Print the listing from its top line through the line containing "axis_labels = ['0.01', '0.1', '1', '10', '100']", nothing more, and leave out the pictures.
=== Source data ===
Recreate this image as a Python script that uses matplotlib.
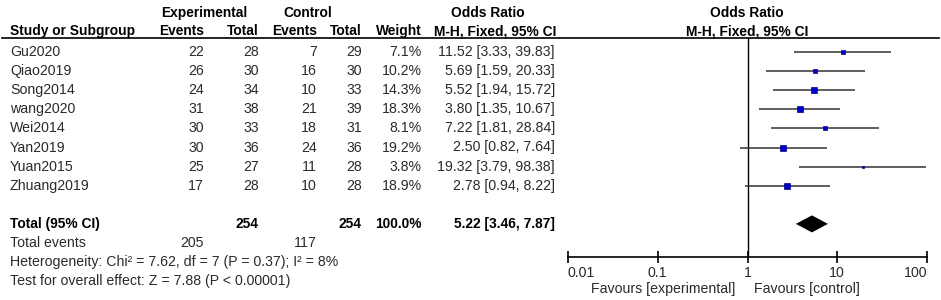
import matplotlib
matplotlib.use('Agg')
import matplotlib.pyplot as plt
import numpy as np

plt.rcParams['font.family'] = ['Liberation Sans', 'DejaVu Sans']

# data
studies = ['Gu2020', 'Qiao2019', 'Song2014', 'wang2020', 'Wei2014',
           'Yan2019', 'Yuan2015', 'Zhuang2019']
exp_events = [22, 26, 24, 31, 30, 30, 25, 17]
exp_total = [28, 30, 34, 38, 33, 36, 27, 28]
ctl_events = [7, 16, 10, 21, 18, 24, 11, 10]
ctl_total = [29, 30, 33, 39, 31, 36, 28, 28]
weight = [7.1, 10.2, 14.3, 18.3, 8.1, 19.2, 3.8, 18.9]
odds = [11.52, 5.69, 5.52, 3.80, 7.22, 2.50, 19.32, 2.78]
ci_lo = [3.33, 1.59, 1.94, 1.35, 1.81, 0.82, 3.79, 0.94]
ci_hi = [39.83, 20.33, 15.72, 10.67, 28.84, 7.64, 98.38, 8.22]

total_exp, total_ctl = 254, 254
events_exp, events_ctl = 205, 117
pooled, pooled_lo, pooled_hi = 5.22, 3.46, 7.87
het_text = 'Heterogeneity: Chi\u00b2 = 7.62, df = 7 (P = 0.37); I\u00b2 = 8%'
z_text = 'Test for overall effect: Z = 7.88 (P < 0.00001)'
axis_ticks = [0.01, 0.1, 1, 10, 100]
axis_labels = ['0.01', '0.1', '1', '10', '100']

W, H = 941, 300
fig = plt.figure(figsize=(W / 100, H / 100), dpi=100)

# background axes in pixel coordinates for the table text
bg = fig.add_axes([0, 0, 1, 1])
bg.set_xlim(0, W)
bg.set_ylim(H, 0)
bg.axis('off')

fs = 10.2
fsb = 9.9
txt = '#2a2a2a'
row0, step = 52, 19.1
cols = [204, 259, 317, 362, 422, 555]

# headers
bold = dict(fontsize=fsb, fontweight='bold', color='black', va='center')
bg.text(204, 13, 'Experimental', ha='center', **bold)
bg.text(308, 13, 'Control', ha='center', **bold)
bg.text(488, 13, 'Odds Ratio', ha='center', **bold)
bg.text(747, 13, 'Odds Ratio', ha='center', **bold)
bg.text(10, 31, 'Study or Subgroup', ha='left', **bold)
for x, h in zip(cols[:5], ['Events', 'Total', 'Events', 'Total', 'Weight']):
    bg.text(x, 31, h, ha='right', **bold)
bg.text(495, 31, 'M-H, Fixed, 95% CI', ha='center', **bold)
bg.text(747, 31, 'M-H, Fixed, 95% CI', ha='center', **bold)
bg.plot([2, 939], [37.7, 37.7], color='black', lw=1.2)

# study rows
reg = dict(fontsize=fs, color=txt, va='center')
for i, s in enumerate(studies):
    y = row0 + i * step
    bg.text(10, y, s, ha='left', **reg)
    vals = [str(exp_events[i]), str(exp_total[i]), str(ctl_events[i]),
            str(ctl_total[i]), f'{weight[i]:.1f}%',
            f'{odds[i]:.2f} [{ci_lo[i]:.2f}, {ci_hi[i]:.2f}]']
    for x, v in zip(cols, vals):
        bg.text(x, y, v, ha='right', **reg)

# totals
yt = row0 + 9 * step
bg.text(10, yt, 'Total (95% CI)', ha='left', **bold)
bg.text(cols[1], yt, str(total_exp), ha='right', **bold)
bg.text(cols[3], yt, str(total_ctl), ha='right', **bold)
bg.text(cols[4], yt, '100.0%', ha='right', **bold)
bg.text(cols[5], yt, f'{pooled:.2f} [{pooled_lo:.2f}, {pooled_hi:.2f}]', ha='right', **bold)
bg.text(10, yt + step, 'Total events', ha='left', **reg)
bg.text(cols[0], yt + step, str(events_exp), ha='right', **reg)
bg.text(cols[2], yt + step, str(events_ctl), ha='right', **reg)
bg.text(10, yt + 2 * step, het_text, ha='left', **reg)
bg.text(10, yt + 3 * step, z_text, ha='left', **reg)
bg.text(735, 289, 'Favours [experimental]', ha='right', **reg)
bg.text(754, 289, 'Favours [control]', ha='left', **reg)

# forest axes: x=0.01 at px 568, x=100 at px 927; top at header line, bottom at px 257
top_px, bot_px = 37.7, 257
ax = fig.add_axes([568 / W, (H - bot_px) / H, (927 - 568) / W, (bot_px - top_px) / H])
ax.set_xscale('log')
ax.set_xlim(0.01, 100)
ax.set_ylim((bot_px - row0) / step, (top_px - row0) / step)
ax.patch.set_alpha(0)
for side in ['top', 'left', 'right']:
    ax.spines[side].set_visible(False)
ax.spines['bottom'].set_linewidth(1.2)
ax.set_yticks([])
ax.set_xticks(axis_ticks)
ax.set_xticklabels(axis_labels)
ax.minorticks_off()
ax.tick_params(axis='x', direction='inout', length=9, width=1.2, pad=2,
               labelsize=fs, labelcolor=txt)
labs = ax.get_xticklabels()
labs[0].set_ha('left')
labs[-1].set_ha('right')

ax.axvline(1, color='black', lw=1)
for i in range(len(studies)):
    ax.plot([ci_lo[i], ci_hi[i]], [i, i], color='#333333', lw=1.1, solid_capstyle='butt')
    ax.plot(odds[i], i, marker='s', ms=np.sqrt(weight[i]) * 1.05,
            color='#0000cc', mec='#000088', mew=0.5)

# pooled diamond
dy = 8.5 / step
ax.fill([pooled_lo, pooled, pooled_hi, pooled], [9, 9 - dy, 9, 9 + dy],
        color='black', lw=0)

fig.savefig('out.png', dpi=100)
===
-- Result --
Recreate this image as a Python script that uses matplotlib.
import matplotlib
matplotlib.use('Agg')
import matplotlib.pyplot as plt
import numpy as np

plt.rcParams['font.family'] = ['Liberation Sans', 'DejaVu Sans']

# data
studies = ['Gu2020', 'Qiao2019', 'Song2014', 'wang2020', 'Wei2014',
           'Yan2019', 'Yuan2015', 'Zhuang2019']
exp_events = [22, 26, 24, 31, 30, 30, 25, 17]
exp_total = [28, 30, 34, 38, 33, 36, 27, 28]
ctl_events = [7, 16, 10, 21, 18, 24, 11, 10]
ctl_total = [29, 30, 33, 39, 31, 36, 28, 28]
weight = [7.1, 10.2, 14.3, 18.3, 8.1, 19.2, 3.8, 18.9]
odds = [11.52, 5.69, 5.52, 3.80, 7.22, 2.50, 19.32, 2.78]
ci_lo = [3.33, 1.59, 1.94, 1.35, 1.81, 0.82, 3.79, 0.94]
ci_hi = [39.83, 20.33, 15.72, 10.67, 28.84, 7.64, 98.38, 8.22]

total_exp, total_ctl = 254, 254
events_exp, events_ctl = 205, 117
pooled, pooled_lo, pooled_hi = 5.22, 3.46, 7.87
het_text = 'Heterogeneity: Chi\u00b2 = 7.62, df = 7 (P = 0.37); I\u00b2 = 8%'
z_text = 'Test for overall effect: Z = 7.88 (P < 0.00001)'
axis_ticks = [0.01, 0.1, 1, 10, 100]
axis_labels = ['0.01', '0.1', '1', '10', '100']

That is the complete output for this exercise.